» **TO BE DONE**:
Only the lines from the beginning of the entries through the one with "2.00541, 2.00436, 2.00377];" should be written out, please, exactly and without any pictures.

» **INPUT FOR THIS TASK**:
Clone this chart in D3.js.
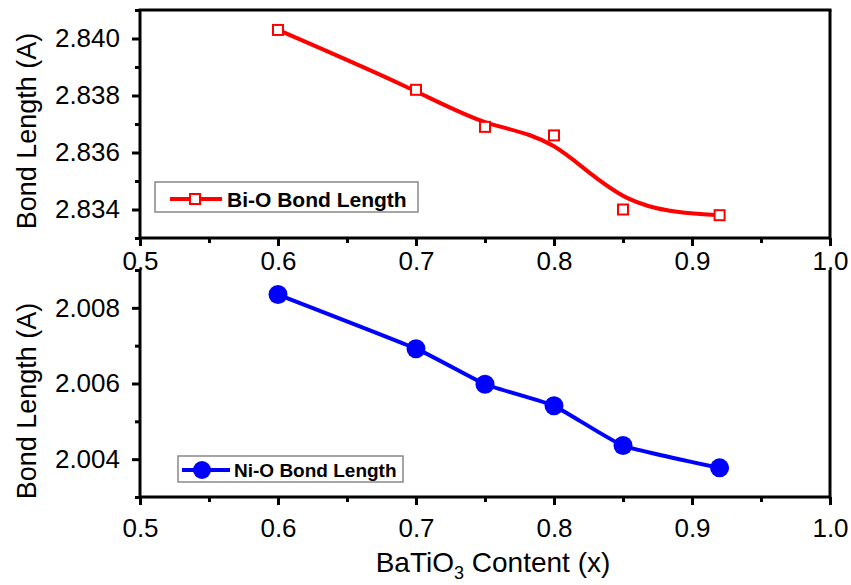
<!DOCTYPE html>
<html>
<head>
<meta charset="utf-8">
<script src="https://cdn.jsdelivr.net/npm/d3@7"></script>
<style>
  html, body { margin: 0; padding: 0; background: #fff; }
  svg text { font-family: "Liberation Sans", Arial, sans-serif; fill: #000; }
</style>
</head>
<body>
<div id="chart"></div>
<script>
// data
const xContent = [0.6, 0.7, 0.75, 0.8, 0.85, 0.92];
const biO = [2.8403, 2.8382, 2.8369, 2.8366, 2.8340, 2.8338];
const niO = [2.00835, 2.00692, 2.00598, 2.00541, 2.00436, 2.00377];

const xMajor = [0.5, 0.6, 0.7, 0.8, 0.9, 1.0];
const xMinor = [0.55, 0.65, 0.75, 0.85, 0.95];
const yTopMajor = [2.834, 2.836, 2.838, 2.840];
const yTopMinor = [2.833, 2.835, 2.837, 2.839, 2.841];
const yBotMajor = [2.004, 2.006, 2.008];
const yBotMinor = [2.003, 2.005, 2.007, 2.009];

const width = 851, height = 585;
const left = 140, right = 830;

const svg = d3.select("#chart")
  .append("svg")
    .attr("width", width)
    .attr("height", height);

const x = d3.scaleLinear().domain([0.5, 1.0]).range([left, right]);
const yTop = d3.scaleLinear().domain([2.833, 2.841]).range([238, 10]);
const yBot = d3.scaleLinear().domain([2.003, 2.009]).range([497, 270]);

const styleAxis = g => {
  g.select(".domain").remove();
  g.selectAll("line").attr("stroke", "#000").attr("stroke-width", 3);
};

const drawPanel = (y, major, minor, yFmt, labelDy, framed) => {
  const [yb, yt] = y.range();
  // x ticks
  svg.append("g")
    .attr("transform", `translate(0,${yb})`)
    .call(d3.axisBottom(x).tickValues(xMajor).tickSize(8).tickPadding(labelDy).tickFormat(d3.format(".1f")))
    .call(styleAxis)
    .selectAll("text").style("font-size", "26px");
  svg.append("g")
    .attr("transform", `translate(0,${yb})`)
    .call(d3.axisBottom(x).tickValues(xMinor).tickSize(5).tickFormat(""))
    .call(styleAxis);
  // y ticks
  svg.append("g")
    .attr("transform", `translate(${left},0)`)
    .call(d3.axisLeft(y).tickValues(major).tickSize(8).tickPadding(12).tickFormat(d3.format(yFmt)))
    .call(styleAxis)
    .selectAll("text").style("font-size", "26px");
  svg.append("g")
    .attr("transform", `translate(${left},0)`)
    .call(d3.axisLeft(y).tickValues(minor).tickSize(5).tickFormat(""))
    .call(styleAxis);
  // frame
  const frame = svg.append("g").attr("stroke", "#000").attr("stroke-width", 3).attr("fill", "none");
  frame.append("line").attr("x1", left).attr("x2", right).attr("y1", yb).attr("y2", yb);
  frame.append("line").attr("x1", left).attr("x2", left).attr("y1", yb).attr("y2", yt);
  frame.append("line").attr("x1", right).attr("x2", right).attr("y1", yb + 1.5).attr("y2", yt);
  if (framed) {
    frame.append("line").attr("x1", left - 1.5).attr("x2", right + 1.5).attr("y1", yt).attr("y2", yt);
  }
};

drawPanel(yTop, yTopMajor, yTopMinor, ".3f", 6, true);
drawPanel(yBot, yBotMajor, yBotMinor, ".3f", 14, false);

// y titles
[[131], [401]].forEach(([cy]) => {
  svg.append("text")
    .attr("transform", `translate(27,${cy}) rotate(-90)`)
    .attr("text-anchor", "middle")
    .attr("dominant-baseline", "central")
    .style("font-size", "27px")
    .text("Bond Length (A)");
});

// x title
const xt = svg.append("text")
  .attr("x", 493)
  .attr("y", 572)
  .attr("text-anchor", "middle")
  .style("font-size", "28px");
xt.append("tspan").text("BaTiO");
xt.append("tspan").attr("dy", 7).style("font-size", "18px").text("3");
xt.append("tspan").attr("dy", -7).text(" Content (x)");

// Bi-O series
const pts = xContent.map((d, i) => [d, biO[i]]);
svg.append("path")
  .datum(pts)
  .attr("fill", "none")
  .attr("stroke", "#ff0000")
  .attr("stroke-width", 4)
  .attr("d", d3.line().x(d => x(d[0])).y(d => yTop(d[1])).curve(d3.curveBasis));
svg.append("g")
  .selectAll("rect")
  .data(pts)
  .join("rect")
    .attr("x", d => x(d[0]) - 5)
    .attr("y", d => yTop(d[1]) - 5)
    .attr("width", 10)
    .attr("height", 10)
    .attr("fill", "#fff")
    .attr("stroke", "#ff0000")
    .attr("stroke-width", 2);

// Ni-O series
const pts2 = xContent.map((d, i) => [d, niO[i]]);
svg.append("path")
  .datum(pts2)
  .attr("fill", "none")
  .attr("stroke", "#0000ff")
  .attr("stroke-width", 4)
  .attr("d", d3.line().x(d => x(d[0])).y(d => yBot(d[1])).curve(d3.curveCardinal.tension(0.6)));
svg.append("g")
  .selectAll("circle")
  .data(pts2)
  .join("circle")
    .attr("cx", d => x(d[0]))
    .attr("cy", d => yBot(d[1]))
    .attr("r", 9.5)
    .attr("fill", "#0000ff");

// legends
const legTop = svg.append("g");
legTop.append("rect").attr("x", 155).attr("y", 182).attr("width", 263).attr("height", 30)
  .attr("fill", "#fff").attr("stroke", "#888").attr("stroke-width", 1.5);
legTop.append("line").attr("x1", 170).attr("x2", 222).attr("y1", 199).attr("y2", 199)
  .attr("stroke", "#ff0000").attr("stroke-width", 4);
legTop.append("rect").attr("x", 190).attr("y", 194).attr("width", 10).attr("height", 10)
  .attr("fill", "#fff").attr("stroke", "#ff0000").attr("stroke-width", 2);
legTop.append("text").attr("x", 227).attr("y", 199).attr("dominant-baseline", "central")
  .style("font-size", "21px").style("font-weight", "bold").text("Bi-O Bond Length");

const legBot = svg.append("g");
legBot.append("rect").attr("x", 178).attr("y", 456).attr("width", 225).attr("height", 26)
  .attr("fill", "#fff").attr("stroke", "#888").attr("stroke-width", 1.5);
legBot.append("line").attr("x1", 182).attr("x2", 230).attr("y1", 470).attr("y2", 470)
  .attr("stroke", "#0000ff").attr("stroke-width", 4);
legBot.append("circle").attr("cx", 202).attr("cy", 470).attr("r", 9)
  .attr("fill", "#0000ff");
legBot.append("text").attr("x", 234).attr("y", 470).attr("dominant-baseline", "central")
  .style("font-size", "19px").style("font-weight", "bold").text("Ni-O Bond Length");
</script>
</body>
</html>
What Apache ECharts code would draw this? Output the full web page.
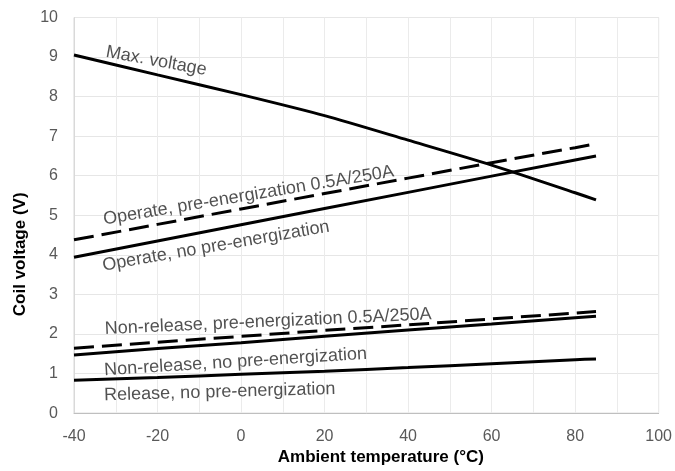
<!DOCTYPE html>
<html>
<head>
<meta charset="utf-8">
<script src="https://cdn.jsdelivr.net/npm/echarts@6/dist/echarts.min.js"></script>
<style>
html,body{margin:0;padding:0;background:#fff;}
#chart{width:675px;height:471px;}
</style>
</head>
<body>
<div id="chart"></div>
<script>
// Temperatures (°C)
const temps = [-40, -20, 0, 20, 40, 60, 80, 85];
// Series values (V)
const maxVoltage        = [9.05, 8.55, 8.05, 7.52, 6.90, 6.27, 5.57, 5.39];
const operatePre        = [4.38, 4.77, 5.16, 5.55, 5.94, 6.33, 6.71, 6.81];
const operateNoPre      = [3.94, 4.35, 4.76, 5.17, 5.58, 5.99, 6.40, 6.50];
const nonReleasePre     = [1.64, 1.79, 1.94, 2.09, 2.23, 2.38, 2.53, 2.57];
const nonReleaseNoPre   = [1.47, 1.63, 1.78, 1.94, 2.10, 2.25, 2.41, 2.45];
const releaseNoPre      = [0.83, 0.90, 0.98, 1.06, 1.15, 1.25, 1.35, 1.37];
// Curve labels: text, anchor temperature, anchor voltage, rotation (deg)
const labelTexts = ['Max. voltage', 'Operate, pre-energization 0.5A/250A', 'Operate, no pre-energization',
                    'Non-release, pre-energization 0.5A/250A', 'Non-release, no pre-energization', 'Release, no pre-energization'];
const labelX = [-20.3, 1.8, -6.0, 6.5, -1.3, -5.1];
const labelY = [8.90, 5.50, 4.22, 2.31, 1.29, 0.53];
const labelRot = [-10.4, 9.4, 9.8, 2.6, 3.6, 1.6];
// Axis ranges
const xMin = -40, xMax = 100, xStep = 20;
const yMin = 0, yMax = 10, yStep = 1;

const font = '"Liberation Sans", Arial, sans-serif';
const pairs = arr => temps.map((t, i) => [t, arr[i]]);
function lineSeries(name, arr, dashed, smooth) {
  return {
    name, type: 'line', data: pairs(arr), symbol: 'none', smooth: smooth || false,
    lineStyle: { color: '#000', width: 3, type: dashed ? [20, 8] : 'solid', cap: 'butt' },
    silent: true, z: 3
  };
}
const chart = echarts.init(document.getElementById('chart'), null, { renderer: 'canvas' });
chart.setOption({
  animation: false,
  backgroundColor: '#fff',
  grid: { left: 74, right: 16, top: 17.5, bottom: 52, show: true, borderColor: '#d9d9d9', borderWidth: 1 },
  xAxis: {
    type: 'value', min: xMin, max: xMax, interval: xStep,
    name: 'Ambient temperature (°C)', nameLocation: 'middle', nameGap: 28,
    nameTextStyle: { fontFamily: font, fontSize: 17, fontWeight: 'bold', color: '#000', padding: [0, 0, 0, 29] },
    axisLine: { show: true, onZero: false, lineStyle: { color: '#bfbfbf', width: 1 } },
    axisTick: { show: false },
    minorTick: { show: false, splitNumber: 2 },
    splitLine: { show: true, lineStyle: { color: '#ebebeb', width: 1 } },
    minorSplitLine: { show: true, lineStyle: { color: '#ebebeb', width: 1 } },
    axisLabel: { fontFamily: font, fontSize: 16, color: '#595959', margin: 15 }
  },
  yAxis: {
    type: 'value', min: yMin, max: yMax, interval: yStep,
    name: 'Coil voltage (V)', nameLocation: 'middle', nameGap: 44,
    nameTextStyle: { fontFamily: font, fontSize: 17, fontWeight: 'bold', color: '#000', padding: [0, 78, 0, 0] },
    axisLine: { show: true, onZero: false, lineStyle: { color: '#d9d9d9', width: 1 } },
    axisTick: { show: false },
    splitLine: { show: true, lineStyle: { color: '#e6e6e6', width: 1 } },
    axisLabel: { fontFamily: font, fontSize: 16, color: '#595959', margin: 16 }
  },
  series: [
    lineSeries('Max. voltage', maxVoltage, false, 0.25),
    lineSeries('Operate, pre-energization 0.5A/250A', operatePre, true),
    lineSeries('Operate, no pre-energization', operateNoPre, false),
    lineSeries('Non-release, pre-energization 0.5A/250A', nonReleasePre, true),
    lineSeries('Non-release, no pre-energization', nonReleaseNoPre, false),
    lineSeries('Release, no pre-energization', releaseNoPre, false, 0.25),
    {
      name: 'labels', type: 'scatter', symbolSize: 0, silent: true, z: 4,
      data: labelTexts.map((t, i) => ({
        value: [labelX[i], labelY[i]], name: t,
        label: { show: true, position: 'inside', formatter: t, rotate: labelRot[i],
                 fontFamily: font, fontSize: 18, color: '#262626', align: 'center', verticalAlign: 'middle' }
      }))
    }
  ]
});
</script>
</body>
</html>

» **SOLVED PROBLEM**:
Clone this chart in D3.js.
<!DOCTYPE html>
<html>
<head>
<meta charset="utf-8">
<script src="https://cdn.jsdelivr.net/npm/d3@7"></script>
<style>
  html, body { margin: 0; padding: 0; background: #fff; }
  svg text { font-family: "Liberation Sans", Arial, sans-serif; fill: #000; }
</style>
</head>
<body>
<div id="chart"></div>
<script>
// data
const xContent = [0.6, 0.7, 0.75, 0.8, 0.85, 0.92];
const biO = [2.8403, 2.8382, 2.8369, 2.8366, 2.8340, 2.8338];
const niO = [2.00835, 2.00692, 2.00598, 2.00541, 2.00436, 2.00377];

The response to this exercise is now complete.